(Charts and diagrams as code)
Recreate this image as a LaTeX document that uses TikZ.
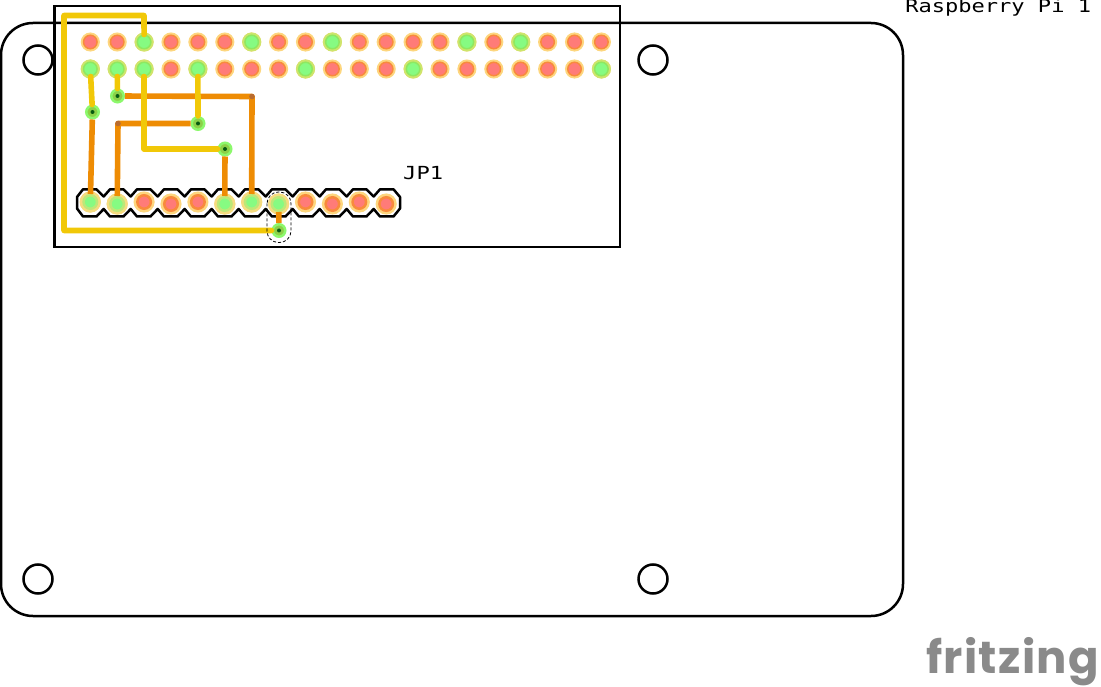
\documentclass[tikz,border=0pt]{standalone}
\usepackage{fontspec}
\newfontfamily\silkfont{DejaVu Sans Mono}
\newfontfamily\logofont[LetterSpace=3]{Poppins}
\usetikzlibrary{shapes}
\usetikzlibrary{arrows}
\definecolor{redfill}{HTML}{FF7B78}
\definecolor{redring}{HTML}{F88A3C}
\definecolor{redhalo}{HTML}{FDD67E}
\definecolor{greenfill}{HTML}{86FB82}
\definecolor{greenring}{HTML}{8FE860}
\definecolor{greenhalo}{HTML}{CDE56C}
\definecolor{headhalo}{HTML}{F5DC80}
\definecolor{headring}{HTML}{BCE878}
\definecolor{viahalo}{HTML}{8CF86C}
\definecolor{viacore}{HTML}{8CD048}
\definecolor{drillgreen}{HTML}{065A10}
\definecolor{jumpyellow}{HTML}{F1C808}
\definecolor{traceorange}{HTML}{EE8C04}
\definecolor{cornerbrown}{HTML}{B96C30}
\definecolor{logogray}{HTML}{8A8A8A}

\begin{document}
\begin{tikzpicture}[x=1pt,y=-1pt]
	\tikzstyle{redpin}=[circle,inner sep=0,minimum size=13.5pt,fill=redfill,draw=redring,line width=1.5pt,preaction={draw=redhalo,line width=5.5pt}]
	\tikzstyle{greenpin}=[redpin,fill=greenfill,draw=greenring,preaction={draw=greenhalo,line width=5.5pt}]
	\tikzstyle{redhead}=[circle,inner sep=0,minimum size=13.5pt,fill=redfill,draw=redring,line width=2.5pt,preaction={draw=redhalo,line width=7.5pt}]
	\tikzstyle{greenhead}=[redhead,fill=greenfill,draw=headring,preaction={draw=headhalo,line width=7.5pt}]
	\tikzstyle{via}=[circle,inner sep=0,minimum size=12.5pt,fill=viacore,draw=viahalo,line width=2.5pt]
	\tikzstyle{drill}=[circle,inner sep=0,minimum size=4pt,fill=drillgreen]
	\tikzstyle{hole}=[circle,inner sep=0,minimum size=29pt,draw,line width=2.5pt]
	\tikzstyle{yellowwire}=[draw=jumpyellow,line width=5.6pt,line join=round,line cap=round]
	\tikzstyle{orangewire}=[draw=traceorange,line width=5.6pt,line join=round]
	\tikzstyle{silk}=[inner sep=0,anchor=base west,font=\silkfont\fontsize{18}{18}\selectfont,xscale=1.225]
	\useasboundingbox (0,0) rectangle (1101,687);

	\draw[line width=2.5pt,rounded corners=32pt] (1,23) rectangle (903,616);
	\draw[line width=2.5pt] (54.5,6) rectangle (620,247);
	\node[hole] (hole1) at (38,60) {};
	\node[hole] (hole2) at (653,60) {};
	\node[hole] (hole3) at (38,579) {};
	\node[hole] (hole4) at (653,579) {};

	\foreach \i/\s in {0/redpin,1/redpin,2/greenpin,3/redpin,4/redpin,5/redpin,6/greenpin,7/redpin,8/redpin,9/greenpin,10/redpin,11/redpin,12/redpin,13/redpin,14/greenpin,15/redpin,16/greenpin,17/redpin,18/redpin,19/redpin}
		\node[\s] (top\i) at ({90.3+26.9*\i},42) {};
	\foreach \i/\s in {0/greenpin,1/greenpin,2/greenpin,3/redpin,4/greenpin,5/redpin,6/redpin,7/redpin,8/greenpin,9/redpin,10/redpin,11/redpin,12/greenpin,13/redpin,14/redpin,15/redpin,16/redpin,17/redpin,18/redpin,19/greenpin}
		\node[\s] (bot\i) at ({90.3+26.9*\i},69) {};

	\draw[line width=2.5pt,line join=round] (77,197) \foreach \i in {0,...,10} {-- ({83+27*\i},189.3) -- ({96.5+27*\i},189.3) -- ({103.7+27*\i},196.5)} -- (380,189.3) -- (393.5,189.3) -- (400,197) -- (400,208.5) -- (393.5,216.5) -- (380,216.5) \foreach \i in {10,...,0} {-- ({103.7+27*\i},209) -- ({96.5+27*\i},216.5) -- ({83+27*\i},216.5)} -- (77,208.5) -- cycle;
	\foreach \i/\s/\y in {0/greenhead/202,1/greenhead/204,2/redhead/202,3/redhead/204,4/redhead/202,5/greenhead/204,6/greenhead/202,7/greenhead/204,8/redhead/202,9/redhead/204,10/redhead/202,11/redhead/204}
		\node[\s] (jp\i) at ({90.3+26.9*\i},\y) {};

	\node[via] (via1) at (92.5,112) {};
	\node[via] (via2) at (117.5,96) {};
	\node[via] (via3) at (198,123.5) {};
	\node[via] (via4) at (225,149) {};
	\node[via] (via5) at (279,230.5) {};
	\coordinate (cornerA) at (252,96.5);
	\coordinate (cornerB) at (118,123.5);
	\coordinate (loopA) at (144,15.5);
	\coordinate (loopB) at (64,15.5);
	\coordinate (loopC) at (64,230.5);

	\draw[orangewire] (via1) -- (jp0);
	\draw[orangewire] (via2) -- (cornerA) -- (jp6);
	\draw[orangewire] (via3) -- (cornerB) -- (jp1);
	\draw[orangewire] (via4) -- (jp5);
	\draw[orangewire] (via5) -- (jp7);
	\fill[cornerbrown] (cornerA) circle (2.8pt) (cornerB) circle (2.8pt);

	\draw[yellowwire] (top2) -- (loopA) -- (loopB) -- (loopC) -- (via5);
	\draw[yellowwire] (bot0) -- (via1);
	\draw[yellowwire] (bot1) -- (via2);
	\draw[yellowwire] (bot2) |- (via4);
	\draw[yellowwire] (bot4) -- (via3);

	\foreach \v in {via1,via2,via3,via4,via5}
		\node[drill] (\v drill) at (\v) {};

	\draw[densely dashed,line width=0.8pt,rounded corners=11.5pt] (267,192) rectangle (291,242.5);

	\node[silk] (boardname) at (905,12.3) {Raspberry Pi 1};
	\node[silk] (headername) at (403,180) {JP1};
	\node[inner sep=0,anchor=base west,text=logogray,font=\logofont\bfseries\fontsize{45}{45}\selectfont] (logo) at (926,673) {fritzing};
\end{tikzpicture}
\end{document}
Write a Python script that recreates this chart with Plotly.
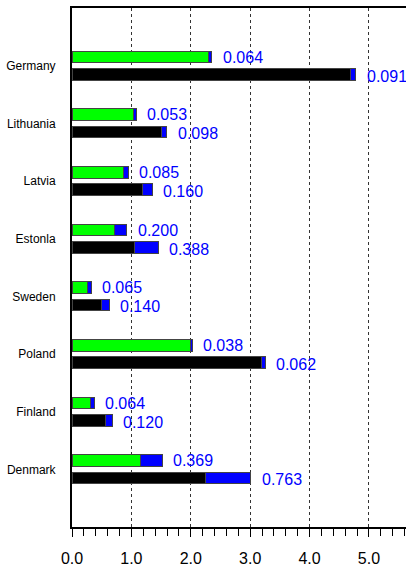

**GOAL**
The records above need to be restated word for word, with the pictures left out.

**ANSWER FOR THE TASK**
Recreate this image as a LaTeX document that uses TikZ.
\documentclass[tikz,border=0pt]{standalone}
\usepackage{fontspec}
\newfontfamily\silkfont{DejaVu Sans Mono}
\newfontfamily\logofont[LetterSpace=3]{Poppins}
\usetikzlibrary{shapes}
\usetikzlibrary{arrows}
\definecolor{redfill}{HTML}{FF7B78}
\definecolor{redring}{HTML}{F88A3C}
\definecolor{redhalo}{HTML}{FDD67E}
\definecolor{greenfill}{HTML}{86FB82}
\definecolor{greenring}{HTML}{8FE860}
\definecolor{greenhalo}{HTML}{CDE56C}
\definecolor{headhalo}{HTML}{F5DC80}
\definecolor{headring}{HTML}{BCE878}
\definecolor{viahalo}{HTML}{8CF86C}
\definecolor{viacore}{HTML}{8CD048}
\definecolor{drillgreen}{HTML}{065A10}
\definecolor{jumpyellow}{HTML}{F1C808}
\definecolor{traceorange}{HTML}{EE8C04}
\definecolor{cornerbrown}{HTML}{B96C30}
\definecolor{logogray}{HTML}{8A8A8A}

\begin{document}
\begin{tikzpicture}[x=1pt,y=-1pt]
	\tikzstyle{redpin}=[circle,inner sep=0,minimum size=13.5pt,fill=redfill,draw=redring,line width=1.5pt,preaction={draw=redhalo,line width=5.5pt}]
	\tikzstyle{greenpin}=[redpin,fill=greenfill,draw=greenring,preaction={draw=greenhalo,line width=5.5pt}]
	\tikzstyle{redhead}=[circle,inner sep=0,minimum size=13.5pt,fill=redfill,draw=redring,line width=2.5pt,preaction={draw=redhalo,line width=7.5pt}]
	\tikzstyle{greenhead}=[redhead,fill=greenfill,draw=headring,preaction={draw=headhalo,line width=7.5pt}]
	\tikzstyle{via}=[circle,inner sep=0,minimum size=12.5pt,fill=viacore,draw=viahalo,line width=2.5pt]
	\tikzstyle{drill}=[circle,inner sep=0,minimum size=4pt,fill=drillgreen]
	\tikzstyle{hole}=[circle,inner sep=0,minimum size=29pt,draw,line width=2.5pt]
	\tikzstyle{yellowwire}=[draw=jumpyellow,line width=5.6pt,line join=round,line cap=round]
	\tikzstyle{orangewire}=[draw=traceorange,line width=5.6pt,line join=round]
	\tikzstyle{silk}=[inner sep=0,anchor=base west,font=\silkfont\fontsize{18}{18}\selectfont,xscale=1.225]
	\useasboundingbox (0,0) rectangle (1101,687);

	\draw[line width=2.5pt,rounded corners=32pt] (1,23) rectangle (903,616);
	\draw[line width=2.5pt] (54.5,6) rectangle (620,247);
	\node[hole] (hole1) at (38,60) {};
	\node[hole] (hole2) at (653,60) {};
	\node[hole] (hole3) at (38,579) {};
	\node[hole] (hole4) at (653,579) {};

	\foreach \i/\s in {0/redpin,1/redpin,2/greenpin,3/redpin,4/redpin,5/redpin,6/greenpin,7/redpin,8/redpin,9/greenpin,10/redpin,11/redpin,12/redpin,13/redpin,14/greenpin,15/redpin,16/greenpin,17/redpin,18/redpin,19/redpin}
		\node[\s] (top\i) at ({90.3+26.9*\i},42) {};
	\foreach \i/\s in {0/greenpin,1/greenpin,2/greenpin,3/redpin,4/greenpin,5/redpin,6/redpin,7/redpin,8/greenpin,9/redpin,10/redpin,11/redpin,12/greenpin,13/redpin,14/redpin,15/redpin,16/redpin,17/redpin,18/redpin,19/greenpin}
		\node[\s] (bot\i) at ({90.3+26.9*\i},69) {};

	\draw[line width=2.5pt,line join=round] (77,197) \foreach \i in {0,...,10} {-- ({83+27*\i},189.3) -- ({96.5+27*\i},189.3) -- ({103.7+27*\i},196.5)} -- (380,189.3) -- (393.5,189.3) -- (400,197) -- (400,208.5) -- (393.5,216.5) -- (380,216.5) \foreach \i in {10,...,0} {-- ({103.7+27*\i},209) -- ({96.5+27*\i},216.5) -- ({83+27*\i},216.5)} -- (77,208.5) -- cycle;
	\foreach \i/\s/\y in {0/greenhead/202,1/greenhead/204,2/redhead/202,3/redhead/204,4/redhead/202,5/greenhead/204,6/greenhead/202,7/greenhead/204,8/redhead/202,9/redhead/204,10/redhead/202,11/redhead/204}
		\node[\s] (jp\i) at ({90.3+26.9*\i},\y) {};

	\node[via] (via1) at (92.5,112) {};
	\node[via] (via2) at (117.5,96) {};
	\node[via] (via3) at (198,123.5) {};
	\node[via] (via4) at (225,149) {};
	\node[via] (via5) at (279,230.5) {};
	\coordinate (cornerA) at (252,96.5);
	\coordinate (cornerB) at (118,123.5);
	\coordinate (loopA) at (144,15.5);
	\coordinate (loopB) at (64,15.5);
	\coordinate (loopC) at (64,230.5);

	\draw[orangewire] (via1) -- (jp0);
	\draw[orangewire] (via2) -- (cornerA) -- (jp6);
	\draw[orangewire] (via3) -- (cornerB) -- (jp1);
	\draw[orangewire] (via4) -- (jp5);
	\draw[orangewire] (via5) -- (jp7);
	\fill[cornerbrown] (cornerA) circle (2.8pt) (cornerB) circle (2.8pt);

	\draw[yellowwire] (top2) -- (loopA) -- (loopB) -- (loopC) -- (via5);
	\draw[yellowwire] (bot0) -- (via1);
	\draw[yellowwire] (bot1) -- (via2);
	\draw[yellowwire] (bot2) |- (via4);
	\draw[yellowwire] (bot4) -- (via3);

	\foreach \v in {via1,via2,via3,via4,via5}
		\node[drill] (\v drill) at (\v) {};

	\draw[densely dashed,line width=0.8pt,rounded corners=11.5pt] (267,192) rectangle (291,242.5);

	\node[silk] (boardname) at (905,12.3) {Raspberry Pi 1};
	\node[silk] (headername) at (403,180) {JP1};
	\node[inner sep=0,anchor=base west,text=logogray,font=\logofont\bfseries\fontsize{45}{45}\selectfont] (logo) at (926,673) {fritzing};
\end{tikzpicture}
\end{document}
Write a Python script that recreates this chart with Plotly.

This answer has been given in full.